Não fazendo parte do seu núcleo impulsionador e redator, fui dos primeiros signatários do «Manifesto para uma Esquerda mais livre». Neste momento, o número de pessoas que assinaram o documento, muitas delas de trajeto e méritos publicamente reconhecidos, já vai em cerca de duas mil e continua a aumentar. A sua localização política é muito plural e a leitura que cada uma delas faz do documento será, por isso, com toda a certeza muito diferenciada. É natural que assim aconteça, dado não se tratar de um programa partidário, de uma plataforma eleitoral ou de um plano para a tomada do poder, mas antes de um conjunto de princípios maleáveis, razoavelmente consensuais para diversas áreas da esquerda não dogmática, destinados – é essa a minha leitura, e foi nessa perspetiva que assinei – a colaborar na procura de estratégias de aproximação e de renovação para uma esquerda dividida. Uma esquerda demasiadas vezes entrincheirada nas suas diferenças e absolutas certezas, como tal sem hipóteses de enfrentar com êxito uma direita que sabe unir-se e incapaz de aplicar a estratégia de mudança que a atual situação do país e da Europa requer. É o princípio de algo, não se saberá ainda bem do quê. Mas em relação a uma coisa podemos desde já ficar com alguma segurança: não servirá para dividir, mas sim para unir, como não servirá para enquadrar, mas para pensar. E não é «contra os partidos», embora admita que estes por si só não bastem para abrir os caminhos da mudança.
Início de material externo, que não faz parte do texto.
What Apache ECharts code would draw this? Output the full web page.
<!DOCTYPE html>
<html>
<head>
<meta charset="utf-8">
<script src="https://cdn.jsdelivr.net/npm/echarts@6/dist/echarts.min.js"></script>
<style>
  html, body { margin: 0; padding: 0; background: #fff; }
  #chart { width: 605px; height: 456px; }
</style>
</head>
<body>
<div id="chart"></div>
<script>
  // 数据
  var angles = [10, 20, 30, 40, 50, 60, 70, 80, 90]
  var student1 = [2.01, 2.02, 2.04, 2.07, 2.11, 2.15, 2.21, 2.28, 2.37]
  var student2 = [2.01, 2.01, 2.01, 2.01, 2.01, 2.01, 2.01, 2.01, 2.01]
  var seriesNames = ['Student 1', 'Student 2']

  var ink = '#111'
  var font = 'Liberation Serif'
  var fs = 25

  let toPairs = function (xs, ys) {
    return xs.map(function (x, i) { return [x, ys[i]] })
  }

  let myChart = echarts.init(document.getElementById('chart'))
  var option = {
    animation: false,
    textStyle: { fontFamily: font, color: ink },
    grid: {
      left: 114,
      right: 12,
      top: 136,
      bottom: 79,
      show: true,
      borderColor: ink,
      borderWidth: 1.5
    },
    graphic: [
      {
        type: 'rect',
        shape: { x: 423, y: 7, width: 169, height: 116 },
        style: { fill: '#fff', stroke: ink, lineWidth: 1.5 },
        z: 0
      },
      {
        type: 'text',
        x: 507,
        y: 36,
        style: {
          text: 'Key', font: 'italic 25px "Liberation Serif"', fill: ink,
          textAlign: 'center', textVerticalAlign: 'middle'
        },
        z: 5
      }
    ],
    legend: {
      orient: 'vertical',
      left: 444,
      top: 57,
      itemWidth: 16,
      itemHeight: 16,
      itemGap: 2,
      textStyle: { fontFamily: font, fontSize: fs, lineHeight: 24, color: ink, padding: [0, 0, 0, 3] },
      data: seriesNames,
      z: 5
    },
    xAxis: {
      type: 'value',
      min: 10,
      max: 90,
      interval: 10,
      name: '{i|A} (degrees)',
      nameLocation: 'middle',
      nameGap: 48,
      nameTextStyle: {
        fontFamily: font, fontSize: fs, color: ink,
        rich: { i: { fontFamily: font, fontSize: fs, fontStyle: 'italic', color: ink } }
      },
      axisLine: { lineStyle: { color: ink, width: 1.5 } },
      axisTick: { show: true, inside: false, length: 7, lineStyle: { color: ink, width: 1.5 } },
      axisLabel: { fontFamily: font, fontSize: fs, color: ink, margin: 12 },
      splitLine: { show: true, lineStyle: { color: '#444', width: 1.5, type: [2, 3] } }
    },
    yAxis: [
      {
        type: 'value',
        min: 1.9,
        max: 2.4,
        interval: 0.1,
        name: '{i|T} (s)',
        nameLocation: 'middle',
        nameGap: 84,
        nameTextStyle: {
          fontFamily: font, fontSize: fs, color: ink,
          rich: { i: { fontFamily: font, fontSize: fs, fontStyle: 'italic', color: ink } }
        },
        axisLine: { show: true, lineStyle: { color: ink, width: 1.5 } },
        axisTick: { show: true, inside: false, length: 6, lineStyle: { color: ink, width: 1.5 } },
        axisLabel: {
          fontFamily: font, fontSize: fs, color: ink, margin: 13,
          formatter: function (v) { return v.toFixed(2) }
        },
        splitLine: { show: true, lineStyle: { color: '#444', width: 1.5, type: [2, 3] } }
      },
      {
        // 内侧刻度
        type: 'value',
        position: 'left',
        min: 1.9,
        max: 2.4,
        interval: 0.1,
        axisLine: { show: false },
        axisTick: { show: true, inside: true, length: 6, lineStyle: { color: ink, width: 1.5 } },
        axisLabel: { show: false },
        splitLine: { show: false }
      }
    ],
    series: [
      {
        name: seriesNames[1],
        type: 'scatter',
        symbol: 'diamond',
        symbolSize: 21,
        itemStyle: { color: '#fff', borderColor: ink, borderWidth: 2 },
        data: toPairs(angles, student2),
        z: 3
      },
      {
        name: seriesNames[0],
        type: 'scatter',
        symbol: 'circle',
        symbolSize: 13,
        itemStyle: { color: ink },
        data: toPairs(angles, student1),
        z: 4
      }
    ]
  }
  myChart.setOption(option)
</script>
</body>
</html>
O mais curioso para quem sofra de alguma ingenuidade política é que entretanto, e apesar de tão amplo naquilo que proclama, o Manifesto começou já, principalmente em alguns blogues e nas redes sociais, a ser alvo de ataque e detração. Porque é fulano ou beltrana que «estão por trás» (em alguns dos casos nem é verdade, e além disso cada um pensa por si), porque é «muito verde e fresco» e o logótipo não comporta os símbolos tradicionais do trabalho, porque é coisa de intelectuais desligados das massas, porque os seus promotores se propõem «promover um capitalismo que funcione em benefício de todos». São estes os «argumentos» mais simples, em relação aos quais não vale a pena qualquer trabalho de refutação. Mas existem objetivos expressos que levantam possibilidades insuportáveis e contranatura para alguma esquerda. Mesmo quando esta proclama, em decisões políticas, a necessidade de unir, de incorporar independentes, de agregar «democratas e outros patriotas» sem partido. Porque propor a construção de uma esquerda plural, «liberta das suas rivalidades, do sectarismo e do feudalismo político que a paralisa» impõe contornar aqueles que os alimentam constantemente. Porque falar de «uma democracia mais representativa e mais participada» sugere a necessidade de ver a política para além das dinâmicas eleitorais e da luta de rua, embora em conjugação com elas. Porque falar de «uma Europa apoiada na solidariedade e na coesão dos países que a formam» torna necessária a superação das estratégias isolacionistas e nacionalistas que têm paralisado. Porque propor um «alto nível de desenvolvimento económico, social e ambiental» contesta a velha política da terra queimada. E principalmente porque este Manifesto exclui a possibilidade de uma corrente hegemónica ditar às outras – na teoria ou na prática – o caminho partilhado a seguir. Abre o campo, em vez de cavar trincheiras. Não pretende unir, mas aproximar.
Estas reações estão afinal na natureza das coisas e é precisamente por elas existirem e se mostrarem à primeira oportunidade que este «Manifesto para uma Esquerda mais livre», aberto à participação e em desenvolvimento, faz todo o sentido e parece ter boas razões para meter os pés ao caminho.